Author: Paola Malafaia is a Certified Master Anaplanner and Associate Consultant at Cornerstone Performance Management.
After setting up Territory Maps, I had a few learnings and I thought it would be helpful for other developers to put some notes about the basic settings of this mapping feature for dummies. The goal here is simple: turn complex geographical data into immediate, undeniable business insight.
The developer’s two map types
First of all, there are two types of map you can deploy within Anaplan to visualize data:
- Marker: This is the precise, point-based map. It relies entirely on latitudes and longitudes established for each element (e.g., placing a pin on every store). Great for density, but messy for large-area performance.
- Territory: This is the high-impact, strategic map.

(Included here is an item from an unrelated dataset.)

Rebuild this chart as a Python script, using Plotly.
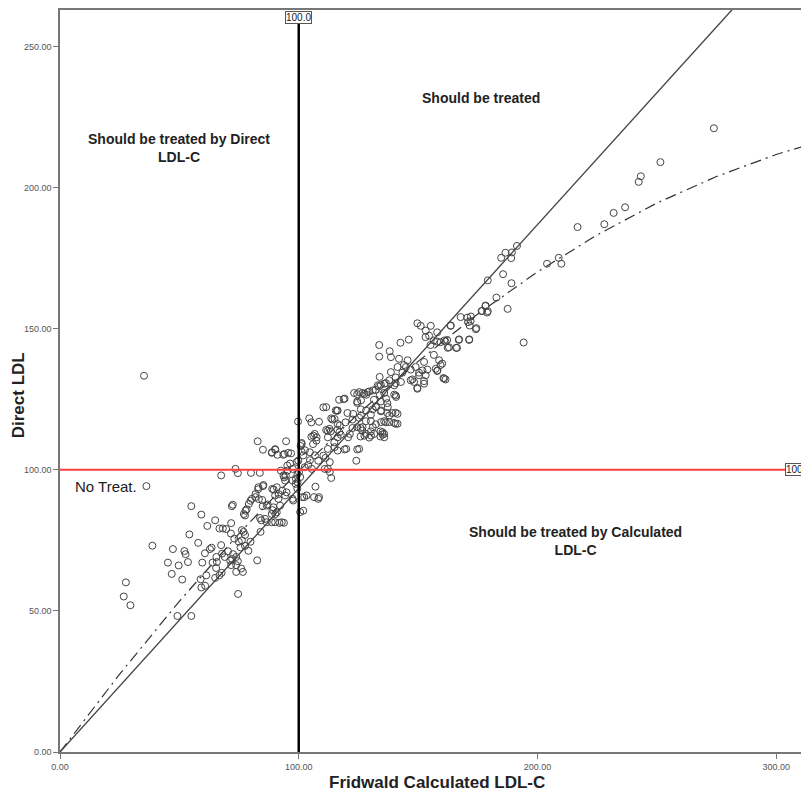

It uses the definition of an area (a state, a zip code, a region) to establish shades or colours over it. Its core purpose is to paint an entire region based on a single aggregated metric (e.g., painting a state green if sales are above $1m$). The key is referencing the standardized geocode provided by Anaplan.
Setting up a simple territory layer (the practical steps)
To get this powerful visual working, follow these three steps:
- Setup your geo list with the required geocode property.
- You can setup this as the list code or some other property, but the code used must follow the Anaplan geo-mapping standards as in this link: Anapedia: Geo-mapping downloads.
- Example: we are setting up below the Brazilian states with the geocode assigned directly to the code property of the list. It links your internal data to the specific, drawable area on the map and this format must align with Anaplan's mapping engine standards.
- Create the map card and configure the territory layer.
- Create the map card. The key is to select a module view where the geographical list (the one containing your geocode property) is positioned on the far left — note that although in the backed, the view below was created with conditional format which is to be used later in the settings.
- In the map's configuration pane, explicitly point the map to the geocode property you created.
- Setup the conditional formatting.
- Setup the conditional formatting setting for the nice colour/territory relationship (note that the view above was created with the conditional formatting inside it which is to be used here).
And below we have the outcome:
Use cases: Where this functionality drives action
The strategic power of territory mapping shines brightest when performance is tied to geography.
- Sales and target management
- Scenario: A national sales team needs real-time quota visibility across regions.
- Map configuration: Geocodes are tied to sales territories. Conditional formatting is set to the Target Attainment % metric (e.g. Red below 80%, Green above 100%).
- Actionable insight: The VP instantly spots a cluster of red territories in the Southeast, triggering an immediate reallocation of coaching resources or marketing spend to those specific areas.
- Supply chain and logistics optimization
- Scenario: Tracking inventory risk and potential stock-outs across distribution centers (DCs).
- Map configuration: Geocodes are tied to DC service territories. Shading is based on the Days of Supply calculation (e.g., deep red for <15 days).
- Actionable insight: Logistics instantly sees that all DCs serving the West Coast are flashing red, indicating a regional systemic issue (like a transit blockage), allowing for immediate, targeted high-cost expediting to prevent stock-outs.
- Strategic resource allocation
- Scenario: Planning where to open new branches or hire field service technicians based on demand.
- Map configuration: Geocodes are tied to zip codes or counties. Shading is based on a calculated Demand vs Capacity Gap (High demand, low capacity = Dark Red).
- Actionable insight: The planning team receives undeniable, geographically precise justification for allocating capital expenditure (CapEx) or hiring budgets to the areas displaying the most severe gap.